■ Written instruction:
Can you transcribe the data exactly? Leave the pictures out.

**** Collected material ****

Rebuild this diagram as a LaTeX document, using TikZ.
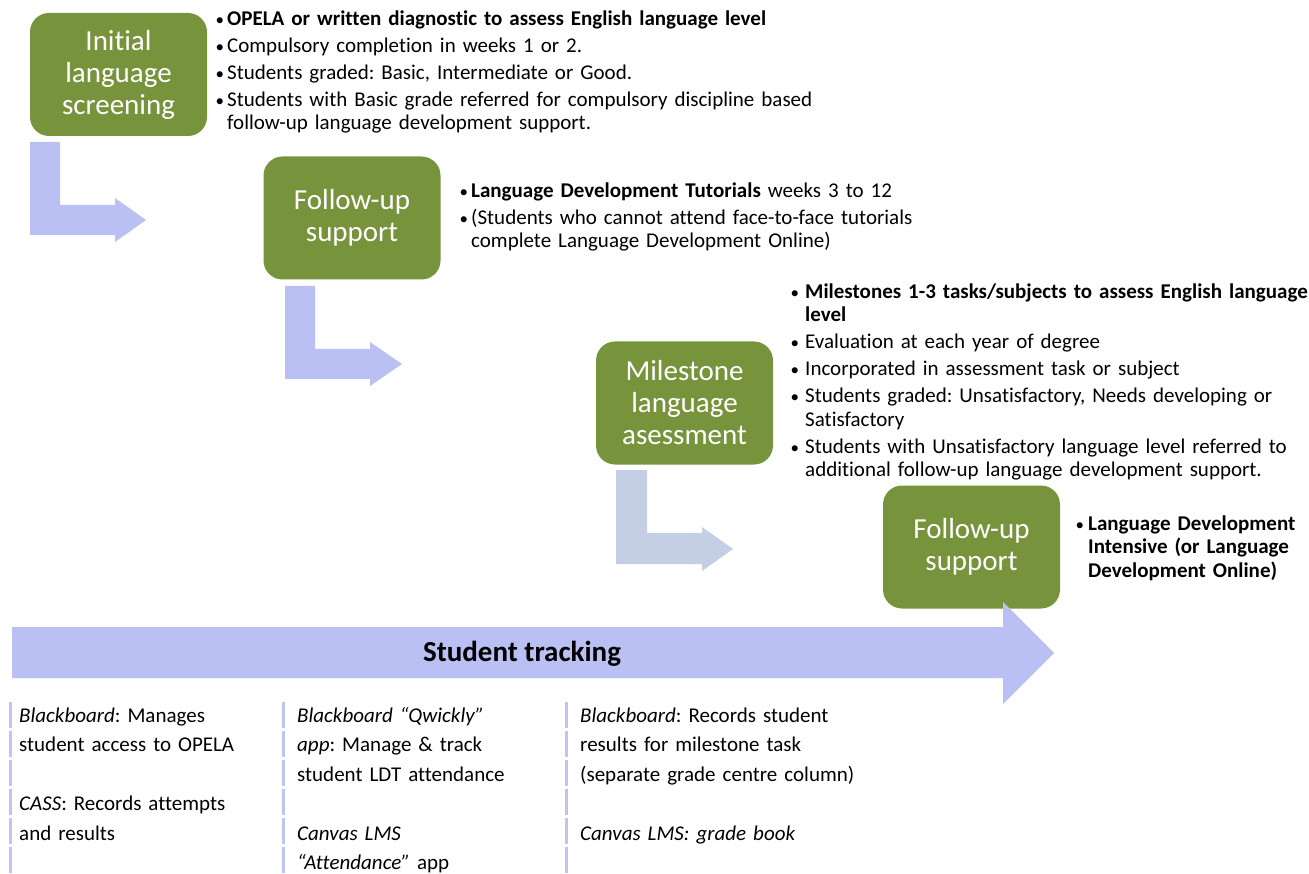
\documentclass[tikz,border=0pt]{standalone}
\usepackage{fontspec}
\setmainfont{Carlito}[Ligatures=NoCommon]
\frenchspacing
\definecolor{boxgreen}{RGB}{119,147,60}
\definecolor{lav}{RGB}{186,192,243}
\definecolor{grayblue}{RGB}{196,206,228}
\definecolor{dashlav}{RGB}{190,196,245}
\newlength{\bw}
\setlength{\bw}{12pt}
\newcommand{\bmark}{\makebox[\bw][l]{\rule{0pt}{16pt}\hspace*{0.5pt}{\fontsize{17}{17}\selectfont\textbullet}}}
\newcommand{\bfirst}[1]{\noindent\bmark#1}
\newcommand{\bitem}[1]{\par\noindent\bmark#1}
\newcommand{\nl}{\newline\hspace*{\bw}}
\begin{document}
\begin{tikzpicture}[x=1pt,y=-1pt,
  stage/.style={rectangle, rounded corners=19pt, fill=boxgreen, text=white,
    minimum width=177pt, minimum height=123pt, inner sep=0pt, align=center,
    font=\fontsize{29}{32}\selectfont},
  bullets/.style={anchor=north west, inner sep=0pt, text width=#1, align=left,
    font=\fontsize{21}{23.5}\selectfont\setlength{\parskip}{3.5pt}},
  column/.style={anchor=north west, inner sep=0pt, text width=#1, align=left,
    font=\fontsize{21}{29.5}\selectfont},
  larrow/.style={fill=#1, draw=none},
  divider/.style={draw=dashlav, line width=3pt, dash pattern=on 26pt off 3pt}
]
\useasboundingbox (0,0) rectangle (1309,874);

% stage boxes
\node[stage] (s1) at (118.5,74.5) {Initial\\language\\screening};
\node[stage] (s2) at (352,218) {Follow-up\\support};
\node[stage] (s3) at (684.5,403) {Milestone\\language\\asessment};
\node[stage] (s4) at (971.5,547) {Follow-up\\support};

% L-shaped arrows
\path[larrow=lav] (30,142) -- (60,142) -- (60,205) -- (115,205) -- (115,198) -- (146,220)
  -- (115,242) -- (115,235) -- (30,235) -- cycle;
\path[larrow=lav] (285,286) -- (315,286) -- (315,349) -- (370,349) -- (370,342) -- (402,364)
  -- (370,386) -- (370,379) -- (285,379) -- cycle;
\path[larrow=grayblue] (616,470) -- (647,470) -- (647,533) -- (702,533) -- (702,527) -- (733,549)
  -- (702,571) -- (702,564) -- (616,564) -- cycle;

% bullet texts
\node[bullets=700pt] (t1) at (215,9) {%
\bfirst{\textbf{OPELA or written diagnostic to assess English language level}}
\bitem{Compulsory completion in weeks 1 or 2.}
\bitem{Students graded: Basic, Intermediate or Good.}
\bitem{Students with Basic grade referred for compulsory discipline based\nl follow-up language development support.}};

\node[bullets=600pt] (t2) at (459,181) {%
\bfirst{\textbf{Language Development Tutorials} weeks 3 to 12}
\bitem{(Students who cannot attend face-to-face tutorials\nl complete Language Development Online)}};

\node[bullets=600pt] (t3) at (790,282) {\setlength{\bw}{15pt}%
\bfirst{\textbf{Milestones 1-3 tasks/subjects to assess English language\nl level}}
\bitem{Evaluation at each year of degree}
\bitem{Incorporated in assessment task or subject}
\bitem{Students graded: Unsatisfactory, Needs developing or\nl Satisfactory}
\bitem{Students with Unsatisfactory language level referred to\nl additional follow-up language development support.}};

\node[bullets=400pt] (t4) at (1075,514) {\setlength{\bw}{13pt}%
\bfirst{\textbf{Language Development\nl Intensive (or Language\nl Development Online)}}};

% student tracking arrow
\path[larrow=lav] (12,627) -- (1003,627) -- (1003,602) -- (1054,653) -- (1003,704)
  -- (1003,678) -- (12,678) -- cycle;
\node[font=\fontsize{29}{32}\selectfont\bfseries] (track) at (522,654) {Student tracking};

% dividers
\draw[divider] (10,702) -- (10,880);
\draw[divider] (283,702) -- (283,880);
\draw[divider] (566,702) -- (566,880);

% tracking columns
\node[column=260pt] (c1) at (19,706) {\rule{0pt}{16pt}\textit{Blackboard}: Manages\\
student access to  OPELA\\[29.5pt]
\textit{CASS}: Records attempts\\
and results};
\node[column=260pt] (c2) at (297,706) {\rule{0pt}{16pt}\textit{Blackboard “Qwickly”}\\
\textit{app}: Manage \& track\\
student LDT attendance\\[29.5pt]
\textit{Canvas LMS}\\
\textit{“Attendance”} app};
\node[column=320pt] (c3) at (580,706) {\rule{0pt}{16pt}\textit{Blackboard}: Records student\\
results for milestone task\\
(separate grade centre column)\\[29.5pt]
\textit{Canvas LMS: grade book}};
\end{tikzpicture}
\end{document}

****

■ Correct answer:
Rebuild this diagram as a LaTeX document, using TikZ.
\documentclass[tikz,border=0pt]{standalone}
\usepackage{fontspec}
\setmainfont{Carlito}[Ligatures=NoCommon]
\frenchspacing
\definecolor{boxgreen}{RGB}{119,147,60}
\definecolor{lav}{RGB}{186,192,243}
\definecolor{grayblue}{RGB}{196,206,228}
\definecolor{dashlav}{RGB}{190,196,245}
\newlength{\bw}
\setlength{\bw}{12pt}
\newcommand{\bmark}{\makebox[\bw][l]{\rule{0pt}{16pt}\hspace*{0.5pt}{\fontsize{17}{17}\selectfont\textbullet}}}
\newcommand{\bfirst}[1]{\noindent\bmark#1}
\newcommand{\bitem}[1]{\par\noindent\bmark#1}
\newcommand{\nl}{\newline\hspace*{\bw}}
\begin{document}
\begin{tikzpicture}[x=1pt,y=-1pt,
  stage/.style={rectangle, rounded corners=19pt, fill=boxgreen, text=white,
    minimum width=177pt, minimum height=123pt, inner sep=0pt, align=center,
    font=\fontsize{29}{32}\selectfont},
  bullets/.style={anchor=north west, inner sep=0pt, text width=#1, align=left,
    font=\fontsize{21}{23.5}\selectfont\setlength{\parskip}{3.5pt}},
  column/.style={anchor=north west, inner sep=0pt, text width=#1, align=left,
    font=\fontsize{21}{29.5}\selectfont},
  larrow/.style={fill=#1, draw=none},
  divider/.style={draw=dashlav, line width=3pt, dash pattern=on 26pt off 3pt}
]
\useasboundingbox (0,0) rectangle (1309,874);

% stage boxes
\node[stage] (s1) at (118.5,74.5) {Initial\\language\\screening};
\node[stage] (s2) at (352,218) {Follow-up\\support};
\node[stage] (s3) at (684.5,403) {Milestone\\language\\asessment};
\node[stage] (s4) at (971.5,547) {Follow-up\\support};

% L-shaped arrows
\path[larrow=lav] (30,142) -- (60,142) -- (60,205) -- (115,205) -- (115,198) -- (146,220)
  -- (115,242) -- (115,235) -- (30,235) -- cycle;
\path[larrow=lav] (285,286) -- (315,286) -- (315,349) -- (370,349) -- (370,342) -- (402,364)
  -- (370,386) -- (370,379) -- (285,379) -- cycle;
\path[larrow=grayblue] (616,470) -- (647,470) -- (647,533) -- (702,533) -- (702,527) -- (733,549)
  -- (702,571) -- (702,564) -- (616,564) -- cycle;

% bullet texts
\node[bullets=700pt] (t1) at (215,9) {%
\bfirst{\textbf{OPELA or written diagnostic to assess English language level}}
\bitem{Compulsory completion in weeks 1 or 2.}
\bitem{Students graded: Basic, Intermediate or Good.}
\bitem{Students with Basic grade referred for compulsory discipline based\nl follow-up language development support.}};

\node[bullets=600pt] (t2) at (459,181) {%
\bfirst{\textbf{Language Development Tutorials} weeks 3 to 12}
\bitem{(Students who cannot attend face-to-face tutorials\nl complete Language Development Online)}};

\node[bullets=600pt] (t3) at (790,282) {\setlength{\bw}{15pt}%
\bfirst{\textbf{Milestones 1-3 tasks/subjects to assess English language\nl level}}
\bitem{Evaluation at each year of degree}
\bitem{Incorporated in assessment task or subject}
\bitem{Students graded: Unsatisfactory, Needs developing or\nl Satisfactory}
\bitem{Students with Unsatisfactory language level referred to\nl additional follow-up language development support.}};

\node[bullets=400pt] (t4) at (1075,514) {\setlength{\bw}{13pt}%
\bfirst{\textbf{Language Development\nl Intensive (or Language\nl Development Online)}}};

% student tracking arrow
\path[larrow=lav] (12,627) -- (1003,627) -- (1003,602) -- (1054,653) -- (1003,704)
  -- (1003,678) -- (12,678) -- cycle;
\node[font=\fontsize{29}{32}\selectfont\bfseries] (track) at (522,654) {Student tracking};

% dividers
\draw[divider] (10,702) -- (10,880);
\draw[divider] (283,702) -- (283,880);
\draw[divider] (566,702) -- (566,880);

% tracking columns
\node[column=260pt] (c1) at (19,706) {\rule{0pt}{16pt}\textit{Blackboard}: Manages\\
student access to  OPELA\\[29.5pt]
\textit{CASS}: Records attempts\\
and results};
\node[column=260pt] (c2) at (297,706) {\rule{0pt}{16pt}\textit{Blackboard “Qwickly”}\\
\textit{app}: Manage \& track\\
student LDT attendance\\[29.5pt]
\textit{Canvas LMS}\\
\textit{“Attendance”} app};
\node[column=320pt] (c3) at (580,706) {\rule{0pt}{16pt}\textit{Blackboard}: Records student\\
results for milestone task\\
(separate grade centre column)\\[29.5pt]
\textit{Canvas LMS: grade book}};
\end{tikzpicture}
\end{document}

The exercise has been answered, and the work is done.